**Exercise details:** Repeat all of the material below exactly as written, images excluded.

**Material provided:**
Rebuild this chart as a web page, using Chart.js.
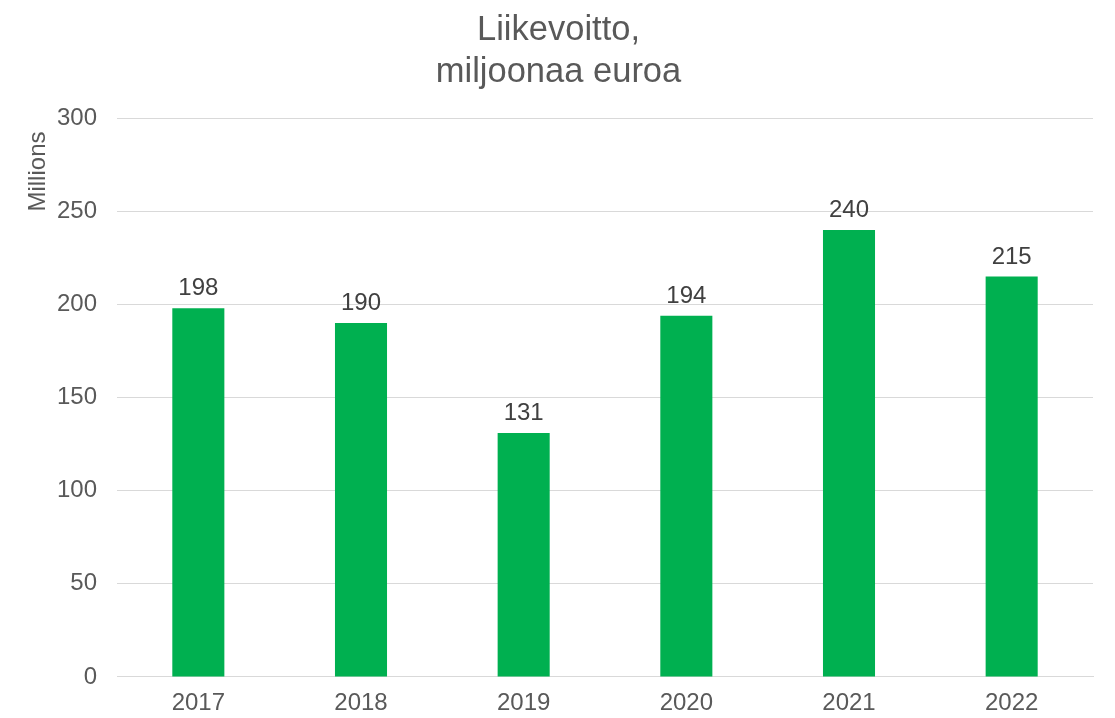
<!DOCTYPE html>
<html>
<head>
<meta charset="utf-8">
<script src="https://cdn.jsdelivr.net/npm/chart.js@4"></script>
<style>
  html, body { margin: 0; padding: 0; background: #fff; }
  #wrap { width: 1115px; height: 718px; }
</style>
</head>
<body>
<div id="wrap"><canvas id="grafica"></canvas></div>
<script>
// Vuodet ja liikevoitto (milj. euroa)
const labels = ['2017', '2018', '2019', '2020', '2021', '2022'];
const values = [198, 190, 131, 194, 240, 215];
const yTicks = [0, 50, 100, 150, 200, 250, 300];

const green = 'rgb(0,176,80)';
const grey = '#595959';
const fam = 'Arial, "Liberation Sans", sans-serif';

// arvot pylväiden päälle
const valueLabels = {
    id: 'valueLabels',
    afterDatasetsDraw(chart) {
        const ctx = chart.ctx;
        const meta = chart.getDatasetMeta(0);
        ctx.save();
        ctx.font = '24px ' + fam;
        ctx.fillStyle = '#404040';
        ctx.textAlign = 'center';
        ctx.textBaseline = 'alphabetic';
        meta.data.forEach(function (bar, i) {
            ctx.fillText(values[i], bar.x, bar.y - 13);
        });
        ctx.restore();
    }
};

const graph = document.querySelector('#grafica');

const data = {
    labels: labels,
    datasets: [{
        data: values,
        backgroundColor: green,
        barPercentage: 0.32,
        categoryPercentage: 1
    }]
};

const config = {
    type: 'bar',
    data: data,
    options: {
        responsive: true,
        maintainAspectRatio: false,
        animation: false,
        layout: { padding: { left: 24, right: 22, top: 9, bottom: 0 } },
        plugins: {
            legend: { display: false },
            tooltip: { enabled: false },
            title: {
                display: true,
                text: ['Liikevoitto,', 'miljoonaa euroa'],
                color: grey,
                font: { family: fam, size: 34.5, weight: 'normal', lineHeight: 1.22 },
                padding: { top: 0, bottom: 25 }
            }
        },
        scales: {
            x: {
                grid: { display: false, drawTicks: false },
                border: { color: '#d9d9d9', width: 1 },
                ticks: {
                    color: grey,
                    font: { family: fam, size: 24 },
                    padding: 12
                },
                afterFit: function (axis) { axis.height = 41; }
            },
            y: {
                min: 0,
                max: 300,
                afterBuildTicks: function (axis) {
                    axis.ticks = yTicks.map(function (v) { return { value: v }; });
                },
                grid: { color: '#d9d9d9', drawTicks: false },
                border: { display: false },
                ticks: {
                    color: grey,
                    font: { family: fam, size: 24 },
                    padding: 20
                },
                title: {
                    display: true,
                    text: 'Millions  ',
                    align: 'end',
                    color: grey,
                    font: { family: fam, size: 24 },
                    padding: { top: 0, bottom: 0 }
                },
                afterFit: function (axis) { axis.width = 93; }
            }
        }
    },
    plugins: [valueLabels]
};

new Chart(graph, config);
</script>
</body>
</html>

**Written answer:**
Rebuild this chart as a web page, using Chart.js.
<!DOCTYPE html>
<html>
<head>
<meta charset="utf-8">
<script src="https://cdn.jsdelivr.net/npm/chart.js@4"></script>
<style>
  html, body { margin: 0; padding: 0; background: #fff; }
  #wrap { width: 1115px; height: 718px; }
</style>
</head>
<body>
<div id="wrap"><canvas id="grafica"></canvas></div>
<script>
// Vuodet ja liikevoitto (milj. euroa)
const labels = ['2017', '2018', '2019', '2020', '2021', '2022'];
const values = [198, 190, 131, 194, 240, 215];
const yTicks = [0, 50, 100, 150, 200, 250, 300];

const green = 'rgb(0,176,80)';
const grey = '#595959';
const fam = 'Arial, "Liberation Sans", sans-serif';

// arvot pylväiden päälle
const valueLabels = {
    id: 'valueLabels',
    afterDatasetsDraw(chart) {
        const ctx = chart.ctx;
        const meta = chart.getDatasetMeta(0);
        ctx.save();
        ctx.font = '24px ' + fam;
        ctx.fillStyle = '#404040';
        ctx.textAlign = 'center';
        ctx.textBaseline = 'alphabetic';
        meta.data.forEach(function (bar, i) {
            ctx.fillText(values[i], bar.x, bar.y - 13);
        });
        ctx.restore();
    }
};

const graph = document.querySelector('#grafica');

const data = {
    labels: labels,
    datasets: [{
        data: values,
        backgroundColor: green,
        barPercentage: 0.32,
        categoryPercentage: 1
    }]
};

const config = {
    type: 'bar',
    data: data,
    options: {
        responsive: true,
        maintainAspectRatio: false,
        animation: false,
        layout: { padding: { left: 24, right: 22, top: 9, bottom: 0 } },
        plugins: {
            legend: { display: false },
            tooltip: { enabled: false },
            title: {
                display: true,
                text: ['Liikevoitto,', 'miljoonaa euroa'],
                color: grey,
                font: { family: fam, size: 34.5, weight: 'normal', lineHeight: 1.22 },
                padding: { top: 0, bottom: 25 }
            }
        },
        scales: {
            x: {
                grid: { display: false, drawTicks: false },
                border: { color: '#d9d9d9', width: 1 },
                ticks: {
                    color: grey,
                    font: { family: fam, size: 24 },
                    padding: 12
                },
                afterFit: function (axis) { axis.height = 41; }
            },
            y: {
                min: 0,
                max: 300,
                afterBuildTicks: function (axis) {
                    axis.ticks = yTicks.map(function (v) { return { value: v }; });
                },
                grid: { color: '#d9d9d9', drawTicks: false },
                border: { display: false },
                ticks: {
                    color: grey,
                    font: { family: fam, size: 24 },
                    padding: 20
                },
                title: {
                    display: true,
                    text: 'Millions  ',
                    align: 'end',
                    color: grey,
                    font: { family: fam, size: 24 },
                    padding: { top: 0, bottom: 0 }
                },
                afterFit: function (axis) { axis.width = 93; }
            }
        }
    },
    plugins: [valueLabels]
};

new Chart(graph, config);
</script>
</body>
</html>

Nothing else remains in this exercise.